Vendor selection for agentic AI in GBS is a high-stakes decision. The platforms that GBS centers choose for process automation become deeply embedded in their operations: integrated with ERPs, embedded in staff workflows, and relied on for continuous processing of business-critical transactions. Switching platforms later is expensive and disruptive. A rigorous evaluation process before selection reduces the risk of choosing a platform that performs well in demonstration but disappoints in production.
The four tests that distinguish genuine agentic vendors
- Novel exception investigation, not routing. Ask the vendor to demonstrate what happens when an invoice arrives with a missing PO reference. A genuinely agentic system investigates — it searches vendor history, proposes a match, explains its reasoning. A rules-based system routes it to a queue. The demonstration reveals the architecture.
- Template-free handling of new document formats. Provide a document type the vendor has not seen in the demo. A template-free platform handles it based on semantic understanding. A template-based platform fails or produces low-confidence results. The difference is visible in a ten-minute test.
- Complete decision audit trails. Ask the vendor to show the audit log for a processed invoice. The log should capture every step: what was extracted, what was checked, what ERP data was read, what tolerance rule was applied, and what the disposition was. Platforms without this cannot satisfy SOX controls documentation requirements.
- Production touchless rates at reference clients. Ask for the straight-through processing rate at a reference client with comparable document complexity, not a general benchmark. The operational team lead at the reference client is the most informative conversation — they know what the platform actually does versus what it was supposed to do.

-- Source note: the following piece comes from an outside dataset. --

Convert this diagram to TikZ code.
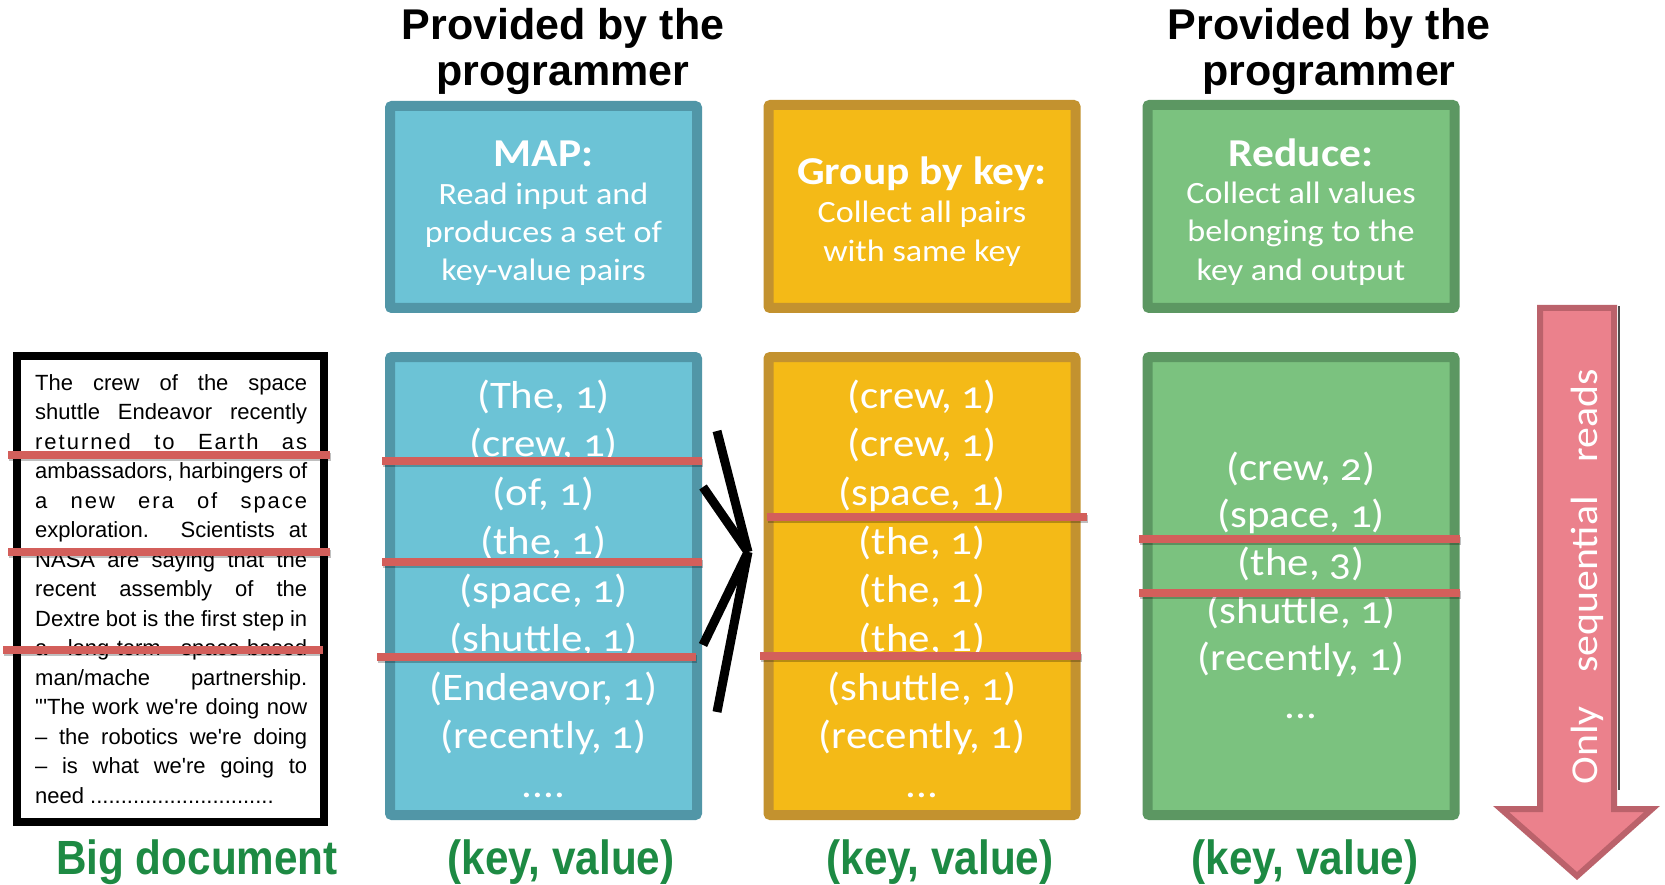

The proof of concept design
The POC is the highest-value step in the evaluation process. It should be designed to measure what matters in production, not what is easiest to measure. Include a sample of your most difficult documents alongside typical ones. Measure straight-through rates and exception rates, not just extraction accuracy. Test the exception workflow and how it would integrate with your operations. Standardize the configuration period across competing vendors so comparisons are fair.
The trap of demo-driven selection
The most common failure mode in GBS agentic AI vendor selection is choosing the platform that produced the best demonstration rather than the one best suited to the organization's actual requirements. Demonstrations are curated by vendors who know their platform's strengths. The organization's actual requirements — their specific document mix, their ERP configuration, their entity structure, their exception types — may not map to the vendor's demonstration strengths. Avoiding this trap requires defining evaluation criteria before seeing demonstrations, weighting those criteria by importance to the specific situation, and measuring each vendor against the criteria rather than against each other's demonstration quality.
Pilot design for GBS evaluation
For GBS automation evaluation, the pilot should reflect GBS-specific requirements: include multi-entity routing scenarios in the pilot document set, test the platform's handling of invoices in the languages actually processed by the GBS center, and evaluate the exception management workflow in the context of how the GBS center's exception handling team will actually operate. A pilot designed around single-entity, English-language, standard invoice processing may produce results that do not predict performance in the actual GBS deployment.
Evaluation timeline management
GBS agentic AI vendor evaluations that lack a defined timeline tend to extend indefinitely as additional questions arise. Defining a firm evaluation timeline with milestone dates for POC completion, reference checks, TCO analysis, and decision creates urgency that moves the evaluation forward and prevents the evaluation from becoming an indefinite exercise that delays value realization.
Evaluating Hypatos in a GBS agentic AI selection
When Hypatos is in a GBS agentic AI evaluation, the POC design should reflect how it will be used: processing the full invoice corpus for GBS entities, including multi-entity routing, multi-language documents, and the complex exception types that drive manual handling.
Specific evaluation criteria for Hypatos in a GBS context: straight-through processing rate on the actual GBS invoice corpus; multi-entity routing accuracy for the GBS center's entity structure; exception rate by exception type; ERP integration depth in the specific SAP or Oracle configuration used; and operational dashboard functionality for entity-level SLA management. Reference clients should be GBS operations at comparable scale, not single-entity deployments. On timeline, Hypatos implementations for a single ERP environment with standard document types typically run two to four months from contract to production. Multi-ERP or multi-language implementations run four to six months.